Demonstrating a more interactive future
SPatial storytelling
interactive media
b2B experience
EXECUTIVE SUMMARY
AT&T brings its most important clients to the Global Network Operations Center to understand who the company is — the senior executives who decide where their largest, most mission-critical contracts go, much of that business won or lost on the strength of the visit. The operations floor supplies the spectacle; the experience had to supply the meaning. We approached it as content first, building the story before the space: a journey across 25,000 square feet and three floors that carried a visitor through how the network actually works, the century of innovation behind it, the culture that keeps it advancing, and the future taking shape next. At its heart, a 120-foot interactive table — with a proprietary, multi-user app on the newly launched, AT&T-exclusive iPhone — let several visitors make connections together, the company’s whole proposition enacted in a single gesture. More than 400 of these high-level clients moved through the experience each year, and it was recognized in the Good Design Awards.
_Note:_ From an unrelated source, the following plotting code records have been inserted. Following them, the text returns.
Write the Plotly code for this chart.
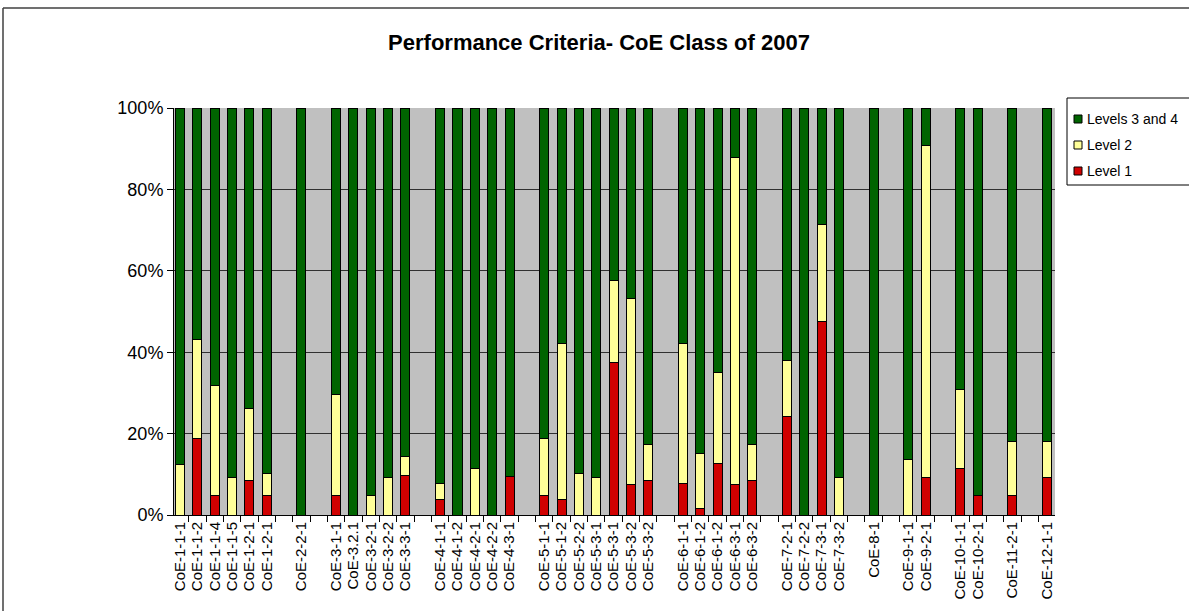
import plotly.graph_objects as go

# Category labels ("" = empty slot between groups)
labels = [
    "CoE-1-1-1", "CoE-1-1-2", "CoE-1-1-4", "CoE-1-1-5", "CoE-1-2-1", "CoE-1-2-1", "",
    "CoE-2-2-1", "",
    "CoE-3-1-1", "CoE-3.2.1", "CoE-3-2-1", "CoE-3-2-2", "CoE-3-3-1", "",
    "CoE-4-1-1", "CoE-4-1-2", "CoE-4-2-1", "CoE-4-2-2", "CoE-4-3-1", "",
    "CoE-5-1-1", "CoE-5-1-2", "CoE-5-2-2", "CoE-5-3-1", "CoE-5-3-1", "CoE-5-3-2", "CoE-5-3-2", "",
    "CoE-6-1-1", "CoE-6-1-2", "CoE-6-1-2", "CoE-6-3-1", "CoE-6-3-2", "",
    "CoE-7-2-1", "CoE-7-2-2", "CoE-7-3-1", "CoE-7-3-2", "",
    "CoE-8-1", "",
    "CoE-9-1-1", "CoE-9-2-1", "",
    "CoE-10-1-1", "CoE-10-2-1", "",
    "CoE-11-2-1", "",
    "CoE-12-1-1",
]

# Percent values per series (None = empty slot)
level1 = [
    0, 18.9, 4.7, 0, 8.6, 4.9, None,
    0, None,
    4.7, 0, 0, 0, 9.6, None,
    3.9, 0, 0, 0, 9.5, None,
    4.7, 3.7, 0, 0, 37.4, 7.4, 8.6, None,
    7.7, 1.6, 12.6, 7.4, 8.6, None,
    24.1, 0, 47.6, 0, None,
    0, None,
    0, 9.2, None,
    11.5, 4.7, None,
    4.7, None,
    9.2,
]
level2 = [
    12.5, 24.1, 27.0, 9.2, 17.6, 5.2, None,
    0, None,
    24.8, 0, 4.7, 9.2, 4.8, None,
    3.8, 0, 11.5, 0, 0, None,
    14.2, 38.5, 10.1, 9.2, 20.1, 45.9, 8.8, None,
    34.5, 13.4, 22.5, 80.4, 8.8, None,
    13.9, 0, 23.8, 9.2, None,
    0, None,
    13.6, 81.7, None,
    19.4, 0, None,
    13.4, None,
    8.9,
]
level34 = [
    87.5, 57.0, 68.3, 90.8, 73.8, 89.9, None,
    100, None,
    70.5, 100, 95.3, 90.8, 85.6, None,
    92.3, 100, 88.5, 100, 90.5, None,
    81.1, 57.8, 89.9, 90.8, 42.5, 46.7, 82.6, None,
    57.8, 85.0, 64.9, 12.2, 82.6, None,
    62.0, 100, 28.6, 90.8, None,
    100, None,
    86.4, 9.1, None,
    69.1, 95.3, None,
    81.9, None,
    81.9,
]

series_names = ["Level 1", "Level 2", "Levels 3 and 4"]
series_colors = ["#D00000", "#FFFF99", "#006400"]

xs = list(range(len(labels)))
tick_pos = [i for i, t in enumerate(labels) if t]
tick_txt = [t for t in labels if t]

FONT = "Arial, 'Liberation Sans', sans-serif"
line = dict(color="black", width=1)

fig = go.Figure()
for name, vals, col in zip(series_names, [level1, level2, level34], series_colors):
    fig.add_trace(go.Bar(x=xs, y=vals, name=name, width=0.52, showlegend=False,
                         marker=dict(color=col, line=line)))

W, H = 1189, 611
L, R, T, B = 174, 1055, 108, 515
pw, ph = R - L, B - T

def px(xp):
    return (xp - L) / pw

def py(yp):
    return (B - yp) / ph

shapes = [
    # outer chart border (top & left visible)
    dict(type="line", xref="paper", yref="paper",
         x0=px(3), y0=py(8), x1=px(1195), y1=py(8),
         line=dict(color="#404040", width=1.5)),
    dict(type="line", xref="paper", yref="paper",
         x0=px(3), y0=py(8), x1=px(3), y1=py(620),
         line=dict(color="#404040", width=1.5)),
    # legend box
    dict(type="rect", xref="paper", yref="paper",
         x0=px(1067), y0=py(98), x1=px(1200), y1=py(185),
         line=dict(color="black", width=1), fillcolor="white"),
]
annotations = []
# legend entries, top to bottom: reversed series order
leg_rows = [119, 145, 171]
for yrow, name, col in zip(leg_rows, series_names[::-1], series_colors[::-1]):
    shapes.append(dict(type="rect", xref="paper", yref="paper",
                       x0=px(1074), y0=py(yrow - 4), x1=px(1082), y1=py(yrow + 4),
                       line=dict(color="black", width=1), fillcolor=col))
    annotations.append(dict(xref="paper", yref="paper", x=px(1085), y=py(yrow),
                            xanchor="left", yanchor="middle", showarrow=False,
                            text=name, font=dict(family=FONT, size=14, color="black")))

fig.update_layout(
    width=W, height=H,
    barmode="stack",
    paper_bgcolor="white",
    plot_bgcolor="#C0C0C0",
    margin=dict(l=L, r=W - R, t=T, b=H - B, pad=0),
    font=dict(family=FONT, color="black", size=12),
    title=dict(text="<b>Performance Criteria- CoE Class of 2007</b>",
               x=599 / W, xanchor="center", xref="container",
               y=1 - 42 / H, yanchor="middle", yref="container",
               font=dict(family=FONT, size=22, color="black")),
    showlegend=False,
    shapes=shapes,
    annotations=annotations,
)

fig.update_xaxes(
    range=[-0.35, 50.46],
    tickmode="array", tickvals=tick_pos, ticktext=tick_txt,
    tickangle=-90, ticks="",
    tickfont=dict(family=FONT, size=15, color="black"),
    showline=True, linecolor="black", linewidth=1,
    showgrid=False, zeroline=False,
    minor=dict(tickmode="linear", tick0=-0.5, dtick=1, ticks="outside",
               ticklen=6, tickcolor="black", showgrid=False),
)
fig.update_yaxes(
    range=[0, 100],
    tickvals=[0, 20, 40, 60, 80, 100],
    ticktext=["0%", "20%", "40%", "60%", "80%", "100%"],
    ticks="outside", ticklen=6, tickcolor="black",
    tickfont=dict(family=FONT, size=18, color="black"),
    showline=True, linecolor="black", linewidth=1,
    showgrid=True, gridcolor="#303030", gridwidth=1,
    zeroline=False,
)

fig.write_html("out.html",
               config={"displayModeBar": False},
               post_script="document.body.style.margin='0px';document.body.style.overflow='hidden';")
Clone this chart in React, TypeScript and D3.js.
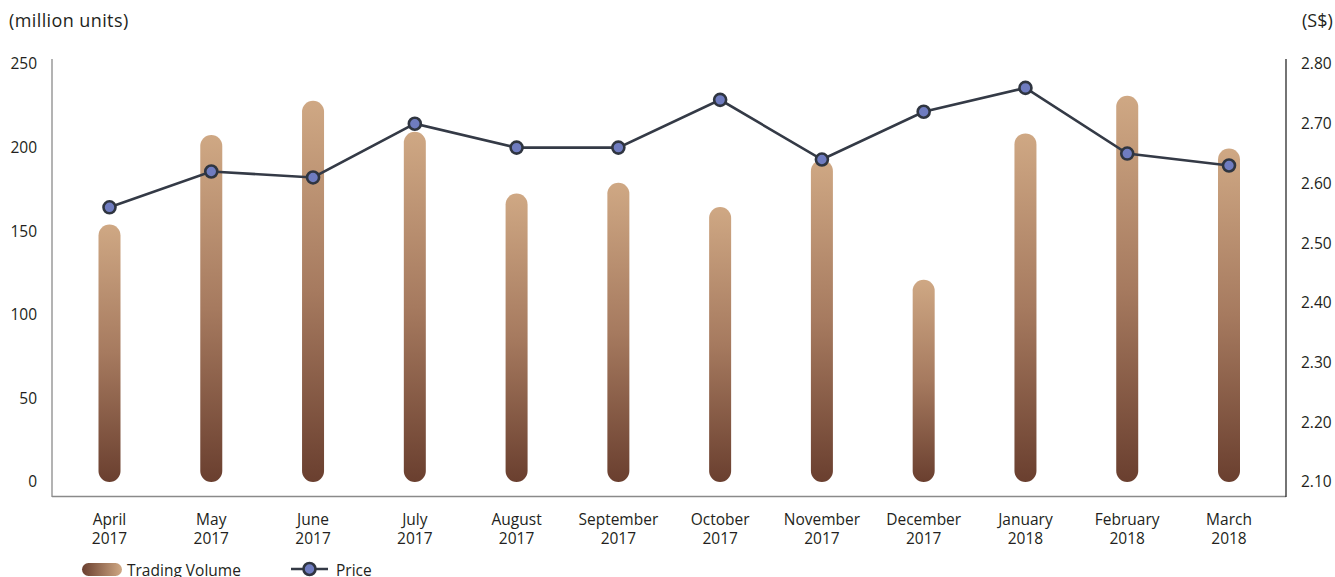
import React from "react";
import * as d3 from "d3";

const months = ["April", "May", "June", "July", "August", "September", "October", "November", "December", "January", "February", "March"];
const years = ["2017", "2017", "2017", "2017", "2017", "2017", "2017", "2017", "2017", "2018", "2018", "2018"];
const volume = [154, 207.5, 228, 209.5, 172.5, 179, 164.5, 192.5, 121, 208.5, 231, 199.5];
const price = [2.56, 2.62, 2.61, 2.70, 2.66, 2.66, 2.74, 2.64, 2.72, 2.76, 2.65, 2.63];
const leftTicks = [0, 50, 100, 150, 200, 250];
const rightTicks = [2.1, 2.2, 2.3, 2.4, 2.5, 2.6, 2.7, 2.8];

const W = 1335;
const H = 577;
const FONT = "'Open Sans', 'Noto Sans', sans-serif";
const TEXT = "#231f20";

export default function App() {
  const x = d3.scalePoint<string>().domain(months).range([109.5, 1229]);
  const yL = d3.scaleLinear().domain([0, 250]).range([482, 64]);
  const yR = d3.scaleLinear().domain([2.1, 2.8]).range([482, 64]);
  const barW = 22;
  const line = d3
    .line<number>()
    .x((_, i) => x(months[i]) as number)
    .y((d) => yR(d));

  return (
    <svg width={W} height={H} style={{ position: "absolute", left: 0, top: 0, display: "block" }} fontFamily={FONT}>
      <defs>
        <linearGradient id="barGrad" x1="0" y1="0" x2="0" y2="1">
          <stop offset="0%" stopColor="#cfa884" />
          <stop offset="50%" stopColor="#a67a5f" />
          <stop offset="100%" stopColor="#6a3f2f" />
        </linearGradient>
        <linearGradient id="legGrad" x1="0" y1="0" x2="1" y2="0">
          <stop offset="0%" stopColor="#6a3f2f" />
          <stop offset="100%" stopColor="#cfa884" />
        </linearGradient>
      </defs>

      {/* axis titles */}
      <text x={9} y={27} fontSize={18} letterSpacing={0.4} fill={TEXT}>(million units)</text>
      <text x={1302} y={27} fontSize={18} fill={TEXT}>(S$)</text>

      {/* axes lines */}
      <line x1={52} y1={59} x2={52} y2={497} stroke="#8a8a8a" strokeWidth={1.3} />
      <line x1={52} y1={496.5} x2={1286} y2={496.5} stroke="#8a8a8a" strokeWidth={1.5} />
      <line x1={1286} y1={59} x2={1286} y2={497} stroke="#2a2a2a" strokeWidth={1.3} />

      {/* left tick labels */}
      {leftTicks.map((t) => (
        <text key={"l" + t} x={37} y={yL(t)} dy="0.35em" textAnchor="end" fontSize={15.5} fill={TEXT}>
          {t}
        </text>
      ))}
      {/* right tick labels */}
      {rightTicks.map((t) => (
        <text key={"r" + t} x={1301} y={yR(t)} dy="0.35em" textAnchor="start" fontSize={15.5} fill={TEXT}>
          {t.toFixed(2)}
        </text>
      ))}

      {/* bars */}
      {volume.map((v, i) => {
        const cx = x(months[i]) as number;
        const top = yL(v);
        const bottom = yL(0);
        return (
          <rect
            key={"b" + i}
            x={cx - barW / 2}
            y={top}
            width={barW}
            height={bottom - top}
            rx={barW / 2}
            ry={barW / 2}
            fill="url(#barGrad)"
          />
        );
      })}

      {/* price line */}
      <path d={line(price) || ""} fill="none" stroke="#343a46" strokeWidth={2.6} />
      {price.map((p, i) => (
        <circle key={"c" + i} cx={x(months[i]) as number} cy={yR(p)} r={6} fill="#6f7cc0" stroke="#2f3540" strokeWidth={2.6} />
      ))}

      {/* x labels */}
      {months.map((m, i) => (
        <text key={"x" + i} x={x(m) as number} y={525} textAnchor="middle" fontSize={15.5} fill={TEXT}>
          <tspan x={x(m) as number}>{m}</tspan>
          <tspan x={x(m) as number} dy={18.5}>{years[i]}</tspan>
        </text>
      ))}

      {/* legend */}
      <rect x={82} y={563} width={40} height={13} rx={6.5} ry={6.5} fill="url(#legGrad)" />
      <text x={127} y={576} fontSize={15.5} fill={TEXT}>Trading Volume</text>
      <line x1={291} y1={569} x2={328} y2={569} stroke="#343a46" strokeWidth={2.6} />
      <circle cx={309.5} cy={569} r={6} fill="#6f7cc0" stroke="#2f3540" strokeWidth={2.6} />
      <text x={336} y={576} fontSize={15.5} fill={TEXT}>Price</text>
    </svg>
  );
}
The value was invisible — so the story had to make it real
AT&T’s worth to a customer largely can’t be seen. It lives in undersea cables, in cellular masts, in software moving traffic across the globe in milliseconds. A space that merely described that value would always fall flat — and the stakes were commercial, not decorative, because these visits help close deals worth far more than the room that hosts them. So we started with the narrative — what a visitor should understand and the sequence of ideas that gets them there — and let the architecture take shape around it. The content was never a layer on the experience. It was the experience.
Four stories, one journey
The journey carried a visitor through four territories. How the network works — interactive environments, including a series of multi-touch tables, where the science behind everyday communication became something you could explore with your hands. A history of innovation — a timeline gallery you walked through, marked by the years that mattered and the people behind them, establishing a company that has spent a century inventing what connects us. A culture of innovation — content that framed AT&T not as a utility but as an institution built for the future, the quiet argument that the next breakthrough is already coming. And the future itself — a multimedia museum designed so its content could change constantly, always pointed at what’s emerging next.
Where the story converged
At the core of the museum was a 120-foot-long, fully interactive table, its content designed and built end to end. The highlight was a multi-user interface on the then-new, AT&T-exclusive iPhone. Our proprietary app let icons “jump” onto the table, combining into a collaborative soundscape and revealing AT&T’s newest products. Several people could play at once — separate signals resolving into something shared. It was the company’s entire proposition told in a single gesture: a network is greater than the sum of its parts, and here you could feel it happen.
What made it land
A visitor here didn’t watch a presentation about connection. They learned how the network works, where it came from, what kind of company keeps building it, and where it’s headed — and they learned it by moving through it, with their hands, beside other people, in rooms built to respond. That is the line between an exhibit and an experience: content you live instead of content you’re shown.
The environment is the argument
The project proved something that has only grown truer: the most persuasive thing a technology company can do is let people use the future, not just look at it — and you do that with content built to be lived. By writing the story first and shaping the space to carry it, we gave an invisible network a form a visitor could understand by touching, walking, and playing.